Judge Rogers said that the files remained legally subject to the control of the judicial branch, writing: “Grand jury records do not become executive branch documents simply because they are housed with the Department of Justice.”
Judge Rao separately said that she agreed in general that a court could provide grand-jury records still in the judicial branch’s custody — as the Mueller investigation files no longer are — for an impeachment inquiry. However, she said, since the House had already impeached Mr. Trump over his dealings with Ukraine and the Senate has acquitted him, the district court should have been directed to conduct a new hearing into whether the House still needed the information to weigh whether to impeach Mr. Trump on Mueller-related matters.
But Judge Rogers suggested that even though the Ukraine impeachment is now over, the House could still choose to impeach Mr. Trump over something else.
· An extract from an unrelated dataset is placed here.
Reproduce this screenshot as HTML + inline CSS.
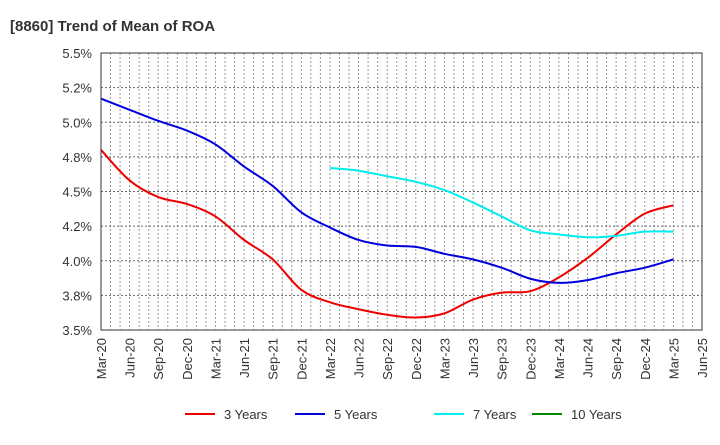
<!DOCTYPE html>
<html><head><meta charset="utf-8"><style>
body{margin:0;background:#fff;font-family:"Liberation Sans",sans-serif}
</style></head><body>
<svg id="chart" width="720" height="440" xmlns="http://www.w3.org/2000/svg" font-family="Liberation Sans, sans-serif">
<text x="10" y="31" font-size="15" font-weight="bold" fill="#333">[8860]  Trend of Mean of ROA</text>
<g id="grid"></g><g id="series"></g><g id="axes"></g><g id="legend"></g>
</svg>
<script>
const categories=["Mar-20","Jun-20","Sep-20","Dec-20","Mar-21","Jun-21","Sep-21","Dec-21","Mar-22","Jun-22","Sep-22","Dec-22","Mar-23","Jun-23","Sep-23","Dec-23","Mar-24","Jun-24","Sep-24","Dec-24","Mar-25","Jun-25"];
const yTicks=[3.5,3.75,4.0,4.25,4.5,4.75,5.0,5.25,5.5];
const yTickLabels=["3.5%","3.8%","4.0%","4.2%","4.5%","4.8%","5.0%","5.2%","5.5%"];
const s3=[4.80,4.58,4.46,4.41,4.32,4.15,4.01,3.79,3.70,3.65,3.61,3.59,3.62,3.72,3.77,3.78,3.88,4.02,4.19,4.34,4.40];
const s5=[5.17,5.09,5.01,4.94,4.84,4.68,4.54,4.35,4.24,4.15,4.11,4.10,4.05,4.01,3.95,3.87,3.84,3.86,3.91,3.95,4.01];
const s7=[null,null,null,null,null,null,null,null,4.67,4.65,4.61,4.57,4.51,4.42,4.32,4.22,4.19,4.17,4.18,4.21,4.21];
const s10=[];
const L=101,R=702,T=53,B=330,NS="http://www.w3.org/2000/svg";
const xs=i=>L+i*(R-L)/(categories.length-1);
const ys=v=>B-(v-3.5)/2*(B-T);
function mk(tag,attrs,parent){const e=document.createElementNS(NS,tag);for(const k in attrs)e.setAttribute(k,attrs[k]);parent.appendChild(e);return e;}
const grid=document.getElementById('grid'),axes=document.getElementById('axes'),ser=document.getElementById('series'),leg=document.getElementById('legend');
for(let m=1;m<(categories.length-1)*3;m++){const x=L+m*(R-L)/((categories.length-1)*3);
const g=mk('line',{x1:x,x2:x,y1:T,y2:B,stroke:'#999','stroke-dasharray':'2,2','stroke-width':1},grid);

}
yTicks.forEach((v,i)=>{const y=ys(v);
if(i>0&&i<yTicks.length-1){const g=mk('line',{x1:L,x2:R,y1:y,y2:y,stroke:'#666','stroke-dasharray':'2,2'},grid);

}
const t=mk('text',{x:L-9,y:y+5,'text-anchor':'end','font-size':13,fill:'#333'},axes);t.textContent=yTickLabels[i];

});
categories.forEach((c,i)=>{const x=xs(i);
const t=mk('text',{transform:`translate(${x+5},${B+8}) rotate(-90)`,'text-anchor':'end','font-size':13,fill:'#333'},axes);t.textContent=c;

});
const fr=mk('rect',{x:L,y:T,width:R-L,height:B-T,fill:'none',stroke:'#333','stroke-width':1},axes);


function path(arr){const p=[];arr.forEach((v,i)=>{if(v!=null)p.push([xs(i),ys(v)]);});if(!p.length)return '';
let d=`M${p[0][0]},${p[0][1]}`;for(let i=0;i<p.length-1;i++){const p0=p[i-1]||p[i],p1=p[i],p2=p[i+1],p3=p[i+2]||p2;
d+=` C${p1[0]+(p2[0]-p0[0])/6},${p1[1]+(p2[1]-p0[1])/6} ${p2[0]-(p3[0]-p1[0])/6},${p2[1]-(p3[1]-p1[1])/6} ${p2[0]},${p2[1]}`;}return d;}
const series=[[s3,'#ee0000','3 Years',185],[s5,'#0000dd','5 Years',295],[s7,'#00eeee','7 Years',434],[s10,'#008800','10 Years',532]];
series.forEach(([a,c,n,lx])=>{const d=path(a);if(d){const p=mk('path',{d:d,fill:'none',stroke:c,'stroke-width':2},ser);

}
const g=mk('g',{},leg);


mk('line',{x1:lx,x2:lx+30,y1:414,y2:414,stroke:c,'stroke-width':2},g);
const t=mk('text',{x:lx+39,y:419,'font-size':13,fill:'#333'},g);t.textContent=n;});
</script>
</body></html>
“The committee’s particularized need for the grand jury materials remains unchanged,” she wrote. “The committee has repeatedly stated that if the grand jury materials reveal new evidence of impeachable offenses, the committee may recommend new articles of impeachment.”
The court’s ruling in the McGahn subpoena case is widely seen as a major blow to Congress’s ability to conduct oversight of the executive branch. Congress lacks a realistic power to arrest and detain recalcitrant executive branch officials on its own, and administrations of both parties have declined to prosecute officials who defy subpoenas on a president’s orders.
The House has asked the full appeals court to rehear the subpoena case. The Trump administration could do likewise in the grand jury case.
This month, the Administrative Office for the Courts disclosed that Judge Griffith, 65, has decided to retire after 15 years on the bench in September — two months before the election.
The timing of his departure will create another vacancy on the powerful District of Columbia Circuit for Mr. Trump and the Republican Senate to fill with a younger judge like Ms. Rao, who is 46.